GOAL:
Extract the complete listing and output it unchanged.

DATA SEGMENT:
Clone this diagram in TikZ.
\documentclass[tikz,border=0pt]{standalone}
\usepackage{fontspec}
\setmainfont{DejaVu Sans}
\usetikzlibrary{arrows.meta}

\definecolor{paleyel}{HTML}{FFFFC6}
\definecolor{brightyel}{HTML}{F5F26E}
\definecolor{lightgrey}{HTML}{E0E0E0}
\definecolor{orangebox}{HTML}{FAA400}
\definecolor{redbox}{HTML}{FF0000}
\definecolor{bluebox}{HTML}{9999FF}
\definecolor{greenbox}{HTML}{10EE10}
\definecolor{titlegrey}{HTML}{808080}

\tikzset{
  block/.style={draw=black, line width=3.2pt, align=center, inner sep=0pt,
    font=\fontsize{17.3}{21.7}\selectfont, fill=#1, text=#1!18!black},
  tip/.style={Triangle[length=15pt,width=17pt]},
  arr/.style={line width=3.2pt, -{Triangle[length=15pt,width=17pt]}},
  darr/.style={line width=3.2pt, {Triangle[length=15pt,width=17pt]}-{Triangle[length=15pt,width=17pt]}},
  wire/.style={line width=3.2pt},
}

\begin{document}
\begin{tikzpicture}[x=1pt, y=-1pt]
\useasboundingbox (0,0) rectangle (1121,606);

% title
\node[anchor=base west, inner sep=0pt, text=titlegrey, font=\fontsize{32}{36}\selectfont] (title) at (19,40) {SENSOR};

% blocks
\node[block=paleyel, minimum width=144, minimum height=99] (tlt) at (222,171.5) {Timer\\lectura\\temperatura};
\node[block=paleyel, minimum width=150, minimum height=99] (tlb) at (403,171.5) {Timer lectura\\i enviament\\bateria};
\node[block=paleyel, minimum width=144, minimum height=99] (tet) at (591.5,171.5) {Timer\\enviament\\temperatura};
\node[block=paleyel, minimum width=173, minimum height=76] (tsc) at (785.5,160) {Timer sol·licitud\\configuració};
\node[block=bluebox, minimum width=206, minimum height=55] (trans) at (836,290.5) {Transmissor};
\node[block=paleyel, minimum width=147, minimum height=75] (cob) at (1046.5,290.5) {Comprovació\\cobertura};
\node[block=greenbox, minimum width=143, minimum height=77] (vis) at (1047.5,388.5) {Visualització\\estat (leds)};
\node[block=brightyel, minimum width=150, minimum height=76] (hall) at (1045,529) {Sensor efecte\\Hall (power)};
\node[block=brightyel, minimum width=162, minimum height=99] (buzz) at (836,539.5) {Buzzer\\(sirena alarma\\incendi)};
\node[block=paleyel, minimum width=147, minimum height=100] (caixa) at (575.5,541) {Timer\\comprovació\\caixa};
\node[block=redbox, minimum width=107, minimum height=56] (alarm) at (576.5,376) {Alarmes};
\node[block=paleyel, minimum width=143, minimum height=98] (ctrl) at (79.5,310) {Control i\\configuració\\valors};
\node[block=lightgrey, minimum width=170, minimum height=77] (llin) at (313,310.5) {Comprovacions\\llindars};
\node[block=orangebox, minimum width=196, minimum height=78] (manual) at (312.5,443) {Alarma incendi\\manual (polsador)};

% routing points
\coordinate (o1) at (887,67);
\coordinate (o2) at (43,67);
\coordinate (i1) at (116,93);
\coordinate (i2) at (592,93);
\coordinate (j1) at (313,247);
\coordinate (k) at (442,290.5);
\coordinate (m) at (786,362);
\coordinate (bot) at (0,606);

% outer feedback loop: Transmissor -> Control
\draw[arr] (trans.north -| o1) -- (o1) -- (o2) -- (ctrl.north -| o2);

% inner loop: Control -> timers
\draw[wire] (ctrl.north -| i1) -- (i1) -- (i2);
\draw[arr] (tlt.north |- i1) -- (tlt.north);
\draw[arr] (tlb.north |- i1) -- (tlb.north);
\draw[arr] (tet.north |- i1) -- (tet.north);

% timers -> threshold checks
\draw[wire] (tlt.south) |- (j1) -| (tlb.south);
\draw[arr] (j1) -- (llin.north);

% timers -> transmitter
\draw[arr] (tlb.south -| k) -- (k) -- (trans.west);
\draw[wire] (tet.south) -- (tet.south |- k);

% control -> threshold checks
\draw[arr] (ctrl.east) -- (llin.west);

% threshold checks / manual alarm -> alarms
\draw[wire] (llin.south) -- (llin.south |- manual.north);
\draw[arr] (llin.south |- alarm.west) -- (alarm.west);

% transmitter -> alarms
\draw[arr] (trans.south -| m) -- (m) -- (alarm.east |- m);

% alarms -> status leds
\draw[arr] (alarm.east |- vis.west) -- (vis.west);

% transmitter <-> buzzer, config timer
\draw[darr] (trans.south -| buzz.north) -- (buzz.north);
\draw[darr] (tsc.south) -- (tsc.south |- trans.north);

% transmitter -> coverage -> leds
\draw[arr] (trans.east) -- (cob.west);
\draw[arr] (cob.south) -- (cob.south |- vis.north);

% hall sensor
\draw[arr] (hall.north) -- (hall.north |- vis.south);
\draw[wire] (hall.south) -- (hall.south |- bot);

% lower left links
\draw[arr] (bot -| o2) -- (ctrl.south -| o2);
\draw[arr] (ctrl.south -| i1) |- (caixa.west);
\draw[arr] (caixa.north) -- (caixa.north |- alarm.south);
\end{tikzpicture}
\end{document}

REPLY:
Clone this diagram in TikZ.
\documentclass[tikz,border=0pt]{standalone}
\usepackage{fontspec}
\setmainfont{DejaVu Sans}
\usetikzlibrary{arrows.meta}

\definecolor{paleyel}{HTML}{FFFFC6}
\definecolor{brightyel}{HTML}{F5F26E}
\definecolor{lightgrey}{HTML}{E0E0E0}
\definecolor{orangebox}{HTML}{FAA400}
\definecolor{redbox}{HTML}{FF0000}
\definecolor{bluebox}{HTML}{9999FF}
\definecolor{greenbox}{HTML}{10EE10}
\definecolor{titlegrey}{HTML}{808080}

\tikzset{
  block/.style={draw=black, line width=3.2pt, align=center, inner sep=0pt,
    font=\fontsize{17.3}{21.7}\selectfont, fill=#1, text=#1!18!black},
  tip/.style={Triangle[length=15pt,width=17pt]},
  arr/.style={line width=3.2pt, -{Triangle[length=15pt,width=17pt]}},
  darr/.style={line width=3.2pt, {Triangle[length=15pt,width=17pt]}-{Triangle[length=15pt,width=17pt]}},
  wire/.style={line width=3.2pt},
}

\begin{document}
\begin{tikzpicture}[x=1pt, y=-1pt]
\useasboundingbox (0,0) rectangle (1121,606);

% title
\node[anchor=base west, inner sep=0pt, text=titlegrey, font=\fontsize{32}{36}\selectfont] (title) at (19,40) {SENSOR};

% blocks
\node[block=paleyel, minimum width=144, minimum height=99] (tlt) at (222,171.5) {Timer\\lectura\\temperatura};
\node[block=paleyel, minimum width=150, minimum height=99] (tlb) at (403,171.5) {Timer lectura\\i enviament\\bateria};
\node[block=paleyel, minimum width=144, minimum height=99] (tet) at (591.5,171.5) {Timer\\enviament\\temperatura};
\node[block=paleyel, minimum width=173, minimum height=76] (tsc) at (785.5,160) {Timer sol·licitud\\configuració};
\node[block=bluebox, minimum width=206, minimum height=55] (trans) at (836,290.5) {Transmissor};
\node[block=paleyel, minimum width=147, minimum height=75] (cob) at (1046.5,290.5) {Comprovació\\cobertura};
\node[block=greenbox, minimum width=143, minimum height=77] (vis) at (1047.5,388.5) {Visualització\\estat (leds)};
\node[block=brightyel, minimum width=150, minimum height=76] (hall) at (1045,529) {Sensor efecte\\Hall (power)};
\node[block=brightyel, minimum width=162, minimum height=99] (buzz) at (836,539.5) {Buzzer\\(sirena alarma\\incendi)};
\node[block=paleyel, minimum width=147, minimum height=100] (caixa) at (575.5,541) {Timer\\comprovació\\caixa};
\node[block=redbox, minimum width=107, minimum height=56] (alarm) at (576.5,376) {Alarmes};
\node[block=paleyel, minimum width=143, minimum height=98] (ctrl) at (79.5,310) {Control i\\configuració\\valors};
\node[block=lightgrey, minimum width=170, minimum height=77] (llin) at (313,310.5) {Comprovacions\\llindars};
\node[block=orangebox, minimum width=196, minimum height=78] (manual) at (312.5,443) {Alarma incendi\\manual (polsador)};

% routing points
\coordinate (o1) at (887,67);
\coordinate (o2) at (43,67);
\coordinate (i1) at (116,93);
\coordinate (i2) at (592,93);
\coordinate (j1) at (313,247);
\coordinate (k) at (442,290.5);
\coordinate (m) at (786,362);
\coordinate (bot) at (0,606);

% outer feedback loop: Transmissor -> Control
\draw[arr] (trans.north -| o1) -- (o1) -- (o2) -- (ctrl.north -| o2);

% inner loop: Control -> timers
\draw[wire] (ctrl.north -| i1) -- (i1) -- (i2);
\draw[arr] (tlt.north |- i1) -- (tlt.north);
\draw[arr] (tlb.north |- i1) -- (tlb.north);
\draw[arr] (tet.north |- i1) -- (tet.north);

% timers -> threshold checks
\draw[wire] (tlt.south) |- (j1) -| (tlb.south);
\draw[arr] (j1) -- (llin.north);

% timers -> transmitter
\draw[arr] (tlb.south -| k) -- (k) -- (trans.west);
\draw[wire] (tet.south) -- (tet.south |- k);

% control -> threshold checks
\draw[arr] (ctrl.east) -- (llin.west);

% threshold checks / manual alarm -> alarms
\draw[wire] (llin.south) -- (llin.south |- manual.north);
\draw[arr] (llin.south |- alarm.west) -- (alarm.west);

% transmitter -> alarms
\draw[arr] (trans.south -| m) -- (m) -- (alarm.east |- m);

% alarms -> status leds
\draw[arr] (alarm.east |- vis.west) -- (vis.west);

% transmitter <-> buzzer, config timer
\draw[darr] (trans.south -| buzz.north) -- (buzz.north);
\draw[darr] (tsc.south) -- (tsc.south |- trans.north);

% transmitter -> coverage -> leds
\draw[arr] (trans.east) -- (cob.west);
\draw[arr] (cob.south) -- (cob.south |- vis.north);

% hall sensor
\draw[arr] (hall.north) -- (hall.north |- vis.south);
\draw[wire] (hall.south) -- (hall.south |- bot);

% lower left links
\draw[arr] (bot -| o2) -- (ctrl.south -| o2);
\draw[arr] (ctrl.south -| i1) |- (caixa.west);
\draw[arr] (caixa.north) -- (caixa.north |- alarm.south);
\end{tikzpicture}
\end{document}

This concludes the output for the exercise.